A great food becomes available to eat only if it appears in front of you. Just looking at the recipe or dreaming about it doesn’t bring the actual food for you.

I know so. And I really want to make and taste the ‘No Kneading Bread’. But so far it hasn’t happened yet. Why?

 

Yeast bread making requires time to raise the dough. Usually there is the first fermentation then another after shaping. You shouldn’t shorten or stretch the fermentation time too much to achieve a good result.

This particular recipe calls for 12 hours for the first fermentation and 1.5 hours for the second. You can stretch the first fermentation up to 18 hours.

I usually bake between 2:00pm and 6:00pm, typically combining with the supper preparation. To put the bread dough in the oven at that time period, I need to start making it 6:00pm the day before at earliest.

 

We eat supper around 5:30pm, and then kids do dishes. So usually the kitchen becomes free around 6:30 to 7:00pm.
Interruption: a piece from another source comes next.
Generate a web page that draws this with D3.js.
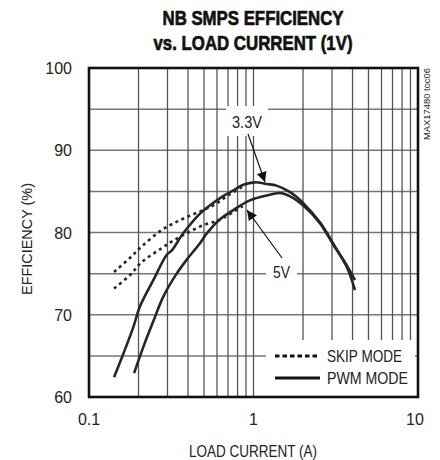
<!DOCTYPE html>
<html><head><meta charset="utf-8">
<script src="https://cdn.jsdelivr.net/npm/d3@7"></script>
<style>
html,body{margin:0;padding:0;background:#fff;}
svg text{font-family:"Liberation Sans Narrow","Arial Narrow","Liberation Sans",sans-serif;fill:#222;}
</style></head>
<body><svg id="c" width="440" height="460"></svg>
<script>
// ---- data ----
const pwm33X = [0.142,0.162,0.186,0.204,0.246,0.297,0.318,0.374,0.473,0.56,0.65,0.75,0.867,1.02,1.2,1.38,1.67,2.0,2.54,3.06,3.69,4.14];
const pwm33Y = [62.4,65.3,68.5,71.0,74.2,77.3,77.8,79.9,82.3,83.5,84.4,85.1,85.8,86.1,85.9,85.7,84.9,83.6,81.2,78.6,75.8,73.0];
const pwm5X  = [0.188,0.214,0.246,0.283,0.341,0.40,0.473,0.52,0.625,0.75,0.95,1.2,1.45,1.67,2.0,2.54,3.06,3.69,4.14];
const pwm5Y  = [62.9,66.1,69.2,72.2,75.0,76.9,78.7,79.9,81.6,82.7,83.9,84.5,84.8,84.4,83.3,81.1,78.5,76.0,74.2];
const skip33X = [0.142,0.177,0.209,0.277,0.357,0.452,0.57,0.70,0.86];
const skip33Y = [75.2,76.9,78.3,80.3,81.5,82.4,83.3,84.5,85.6];
const skip5X  = [0.142,0.177,0.209,0.277,0.318,0.392,0.496,0.597,0.70,0.86];
const skip5Y  = [73.2,74.8,76.4,78.1,78.9,79.9,80.9,81.4,82.1,83.2];
const xTicks = [0.1,1,10];
const xTickLabels = ["0.1","1","10"];
const yTicks = [60,70,80,90,100];
const yGrid = [65,70,75,80,85,90,95];
const xGrid = [0.2,0.3,0.4,0.5,0.6,0.7,0.8,0.9,1,2,3,4,5,6,7,8,9];
const titleLines = ["NB SMPS EFFICIENCY","vs. LOAD CURRENT (1V)"];
const legendItems = [{label:"SKIP MODE",dash:true,w:75},{label:"PWM MODE",dash:false,w:81}];

// ---- layout ----
const L=89,R=418,T=68,B=397;
const svg=d3.select("#c");
const x=d3.scaleLog().domain([0.1,10]).range([L,R]);
const y=d3.scaleLinear().domain([60,100]).range([B,T]);

// title
svg.selectAll("text.title").data(titleLines).join("text").attr("class","title")
  .attr("x",253).attr("y",(d,i)=>25+i*24.5).attr("text-anchor","middle")
  .style("font-size","21px").style("font-weight","bold").style("fill","#111")
  .style("stroke","#111").style("stroke-width","0.7px")
  .attr("textLength",(d,i)=>i?199:181).attr("lengthAdjust","spacingAndGlyphs")
  .text(d=>d);

// grid
const g=svg.append("g");
g.selectAll("line.h").data(yGrid).join("line")
  .attr("x1",L).attr("x2",R).attr("y1",d=>y(d)).attr("y2",d=>y(d))
  .attr("stroke","#777").attr("stroke-width",1.5);
g.selectAll("line.v").data(xGrid).join("line")
  .attr("y1",T).attr("y2",B).attr("x1",d=>x(d)).attr("x2",d=>x(d))
  .attr("stroke","#555").attr("stroke-width",1.3);

// label boxes (white, hide grid)
g.append("rect").attr("x",226).attr("y",106).attr("width",42).attr("height",30).attr("fill","#fff");
g.append("rect").attr("x",266).attr("y",261).attr("width",31).attr("height",25).attr("fill","#fff");
g.append("rect").attr("x",266).attr("y",340).attr("width",149).attr("height",57).attr("fill","#fff");

// curves
const line=d3.line().x(d=>x(d[0])).y(d=>y(d[1])).curve(d3.curveCatmullRom.alpha(0.5));
function curve(xs,ys,dash){
  svg.append("path").datum(xs.map((v,i)=>[v,ys[i]])).attr("d",line)
    .attr("fill","none").attr("stroke","#262626").attr("stroke-width",2.6)
    .attr("stroke-dasharray",dash?"3,3.6":null).attr("stroke-linecap","butt");
}
curve(skip33X,skip33Y,true);
curve(skip5X,skip5Y,true);
curve(pwm33X,pwm33Y,false);
curve(pwm5X,pwm5Y,false);

// border
svg.append("rect").attr("x",L).attr("y",T).attr("width",R-L).attr("height",B-T)
  .attr("fill","none").attr("stroke","#111").attr("stroke-width",2.6);

// axes labels
svg.selectAll("text.yt").data(yTicks).join("text").attr("class","yt")
  .attr("x",72).attr("y",d=>y(d)+6).attr("text-anchor","end")
  .style("font-size","16px").text(d=>d);
svg.selectAll("text.xt").data(xTicks).join("text").attr("class","xt")
  .attr("x",(d,i)=>x(d)-(i==2?3:0)).attr("y",425).attr("text-anchor","middle")
  .style("font-size","16px").text((d,i)=>xTickLabels[i]);
svg.append("text").attr("x",253).attr("y",457).attr("text-anchor","middle")
  .style("font-size","17px").attr("textLength",128).attr("lengthAdjust","spacingAndGlyphs")
  .text("LOAD CURRENT (A)");
svg.append("text").attr("transform","translate(32,239) rotate(-90)").attr("text-anchor","middle")
  .style("font-size","15px").attr("textLength",112).attr("lengthAdjust","spacingAndGlyphs")
  .text("EFFICIENCY (%)");
svg.append("text").attr("transform","translate(430,104) rotate(-90)").attr("text-anchor","middle")
  .style("font-size","9.5px").attr("textLength",72).attr("lengthAdjust","spacingAndGlyphs")
  .text("MAX17480 toc06");

// annotations
const defs=svg.append("defs");
defs.append("marker").attr("id","ah").attr("viewBox","0 0 10 10").attr("refX",10).attr("refY",5)
  .attr("markerWidth",14).attr("markerHeight",10).attr("markerUnits","userSpaceOnUse").attr("orient","auto")
  .append("path").attr("d","M0,0 L10,5 L0,10 Z").attr("fill","#111");
svg.append("line").attr("x1",248).attr("y1",134).attr("x2",265).attr("y2",182)
  .attr("stroke","#111").attr("stroke-width",1.2).attr("marker-end","url(#ah)");
svg.append("line").attr("x1",282).attr("y1",258).attr("x2",247).attr("y2",210)
  .attr("stroke","#111").attr("stroke-width",1.2).attr("marker-end","url(#ah)");
svg.append("text").attr("x",247).attr("y",128).attr("text-anchor","middle")
  .style("font-size","17px").attr("textLength",30).attr("lengthAdjust","spacingAndGlyphs").text("3.3V");
svg.append("text").attr("x",281.5).attr("y",278).attr("text-anchor","middle")
  .style("font-size","16px").attr("textLength",17).attr("lengthAdjust","spacingAndGlyphs").text("5V");

// legend
const lg=svg.selectAll("g.lg").data(legendItems).join("g").attr("class","lg")
  .attr("transform",(d,i)=>`translate(275,${356+i*22})`);
lg.append("line").attr("x1",0).attr("x2",45).attr("y1",0).attr("y2",0)
  .attr("stroke","#111").attr("stroke-width",2.8)
  .attr("stroke-dasharray",d=>d.dash?"4.5,3":null);
lg.append("text").attr("x",52).attr("y",6).style("font-size","17px")
  .attr("textLength",d=>d.w).attr("lengthAdjust","spacingAndGlyphs").text(d=>d.label);
</script></body></html>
I am not a night person. When the supper is done, I am pretty much done. It requires a strong motivation to me to work in the kitchen after 7:00pm. That’s why, in spite of my strong interest in the particular bread recipe, I haven’t materialized it successfully yet.

 

You find a lot of great recipes, but not all work for you. Often the recipe calls for ingredients you have no idea where to get. Or they cost a lot. Or the prep work doesn’t fit your schedule.

No matter how great the idea is, if you can’t make it happen, it doesn’t work.

When you find a great idea, think about how realistic it is, where the challenge is and how to overcome it.

My bread recipe is a very attractive idea to me. My challenge is to motivate myself to work in the kitchen in the evening. The dough making itself is actually not much of work. How to overcome the challenge? How about I rely on someone else’s push?

Here is my strategy: First I tell my kids that I will make the bread at a specific day (e.g. tomorrow). Then ask them to remind me the day before. At the dinner table they remind me that I am going to make the bread next day. I am always telling them to be responsible for their own words. Now I need to be the law model to them. If I say I would make the bread, I need to do so. So, likely I go back to the kitchen after supper and make the dough. Tada!

 

I repeat it again – no matter how great the idea is, there is no point if it is not materialized. You can eat great food only if it is on the table.

To achieve a new thing, an action is absolutely necessary. In other words, if you can make an action, regardless how the result turns out, you are already moving forward. If it is successful, it’s great. If it is not successful, you now know there is the room for improvement. Then you can go to the next step.

Action. Action. Action.

To make the ‘No Kneading Bread’, I will take an action!